The authors develop a polynomial-time algorithm for exact sampling of increasing subsequences at any temperature, enabling large-scale analysis of the problem's complex landscape.

Findings

Distribution of overlaps remains broad at low temperatures

Configuration landscape exhibits replica symmetry breaking

Algorithm confirms analytical predictions for moments of IS count

Abstract

We study increasing subsequences (IS) for an ensemble of sequences given by permutation of numbers {1,2,...,n}. We consider a Boltzmann ensemble at temperature T. Thus each IS appears with the corresponding Boltzmann probability where the energy is the negative length -l of the IS. For T -> 0, only ground states, i.e. longest IS (LIS) contribute, also called Ulam's problem.
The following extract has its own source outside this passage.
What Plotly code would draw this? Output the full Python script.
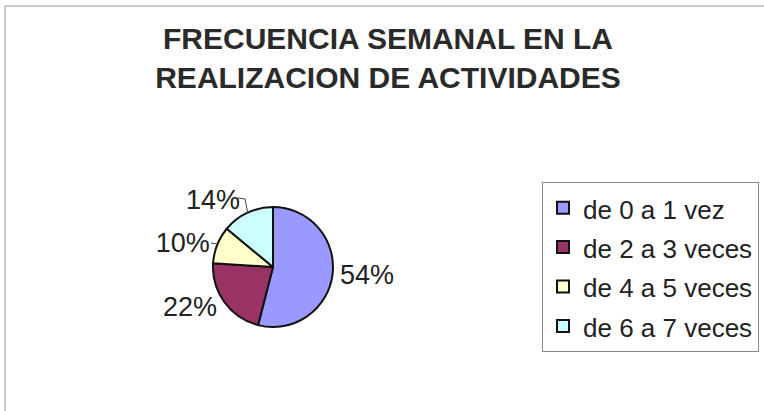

We introduce an algorithm which allows us to directly sample IS in perfect equilibrium in polynomial time, for any given sequence and any temperature. Thus, we can study very large sizes. We obtain averages for the first and second moments of number of IS as function of $n$ and confirm analytical predictions. Furthermore, we analyze for low temperature $T$ the sampled ISs by computing the distribution of overlaps and performing hierarchical cluster analyses. In the thermodynamic limit the distribution of overlaps stays broad and the configuration landscape remains complex. Thus, Ulam's problem exhibits replica symmetry breaking. This means it constitutes a model with complex behavior which can be studied numerically exactly in a highly efficient way, in contrast to other RSB-showing models, like spin glasses or NP-hard optimization problems, where no fast exact algorithms are known.